Les Cellules Folliculaires Dendritiques : implication dans les maladies à prion
Follicular dendritic cells (FDCs) are peculiar stromal cells mainly located in the light zone of the germinal centres of the lymph follicles. They are characterised by long branching processes forming a three-dimensional network. These cells have been described as immunological accessory cells (Heinen et al., 1988; Maeda et al., 1995) with typical morphological characteristics and cytochemical and immunological phenotypes (Heinen et al., 1984). Their origin has not been unequivocally established yet. Several data support the hypothesis that FDCs differentiate from precursor cells, sharing features with mesenchymal or fibroblastic cells (Bosseloir et al., 1994). FDCs are major components of the dynamic germinal centre and are essential for generating an effective and complete humoral immune response (Heinen et al., 1995; Kosco et al., 1992). Thanks to their ability to trap antigens in the form of immune complexes via Fc or C3b receptors for long periods of time, FDCs provide a particular microenvironment for germinal centre B and T cells that influences cell activation and proliferation and B cells maturation into memory cells (Heinen et al., 1985). Mature follicular dendritic cells (FDCs) were suggested as having a key-role in the accumulation and replication of prions (Kitamoto et al, 1991). Early studies showed that whole body gamma irradiation of mice failed to influence prion pathogenesis or incubation time arguing in favour of a significant involvement of non-proliferating cells in the lymphoreticular phase of prion propagation (Fraser et al., 1987). Moreover, no infectivity has been recovered in the spleens of intraperitoneally inoculated mice with lack of identifiable FDCs in their spleen (Mabbott et al., 2000). In the same way, switching off FDCs by treating mice with soluble lymphotoxin-b receptor or TNF receptor abolishes splenic prion accumulation and retards neuroinvasion (Montrasio et al., 2000; Mabbot et al., 2002).

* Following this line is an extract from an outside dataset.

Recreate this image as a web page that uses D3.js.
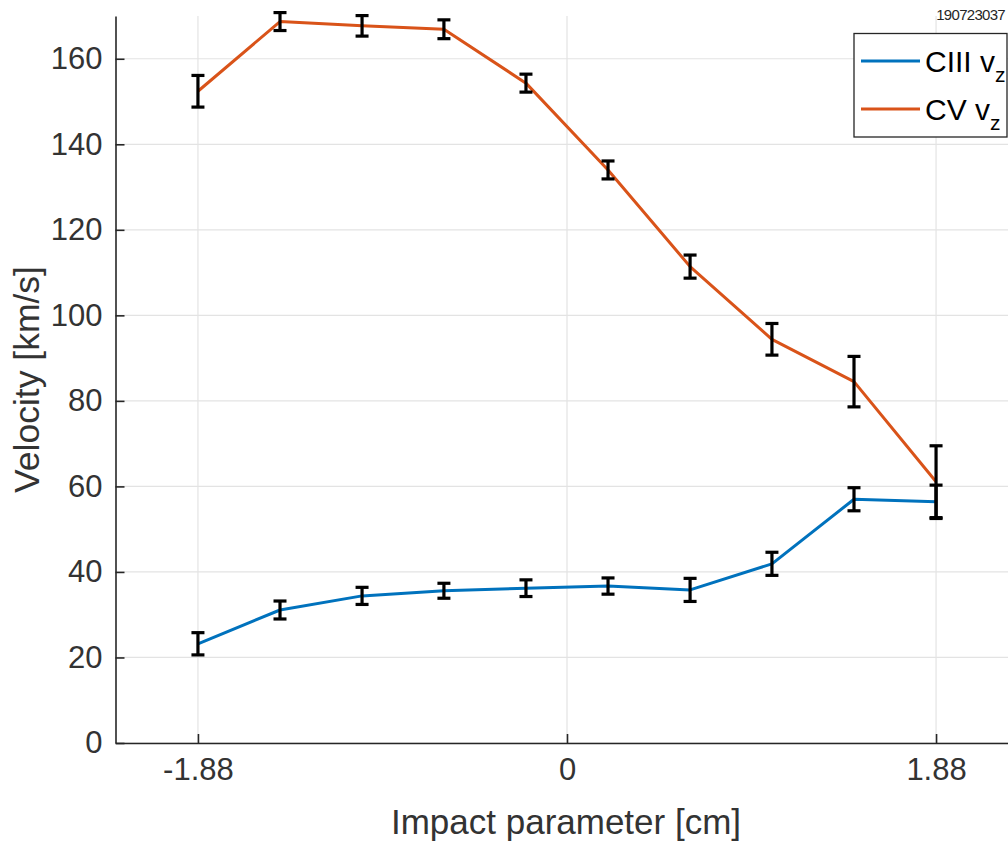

Different studies having this in focus have been carry out.

The different aspects taken into account were (1) the characterization of the immunological responses, and (2) the analysis of  the ultrastructure and the functional ability of FDC infected with 139A scrapie strain.

The production and characterisation of a new mouse monoclonal antibody directed against bovine follicular dendritic cells (FDC-B1) is reported. The antigen detected by FDC-B1 is expressed exclusively on the surface of FDCs in ruminant lymphoid organs. The antigen has an approximate molecular weight of 28 kDa.

PrPc expression (glycoforms and truncatures), pre-requisite for the development of TSE (Blattler et al. 1997) on the surface of bovine and human are compared in order to study the differences in the pathogenesis of BSE and vCJD. This work is done in collaboration with Professor Piero Parchi from the University of Bologna (Italy).

To analyse the features limiting TSE infectivity to bovine ileal Peyer’s patches keeping in mind that jejunal Peyer’s patches are than not infectious (Terry et al., 2003), we study PrPc expression and innervation in ileal and jejunal Peyer’s patches in bovines. A particular attention was given to Peyer’s patches specific compartments related to TSE pathogenesis: the site of entry (epithelium associated follicles), the potential transfer areas of infectious agent (lamina propria, suprafollicular dome, the interfollicular zone), the retention areas (germinal centres and FDCs), the localization of nerve fibres likely to be involved in the transmission of the agent to central nervous system.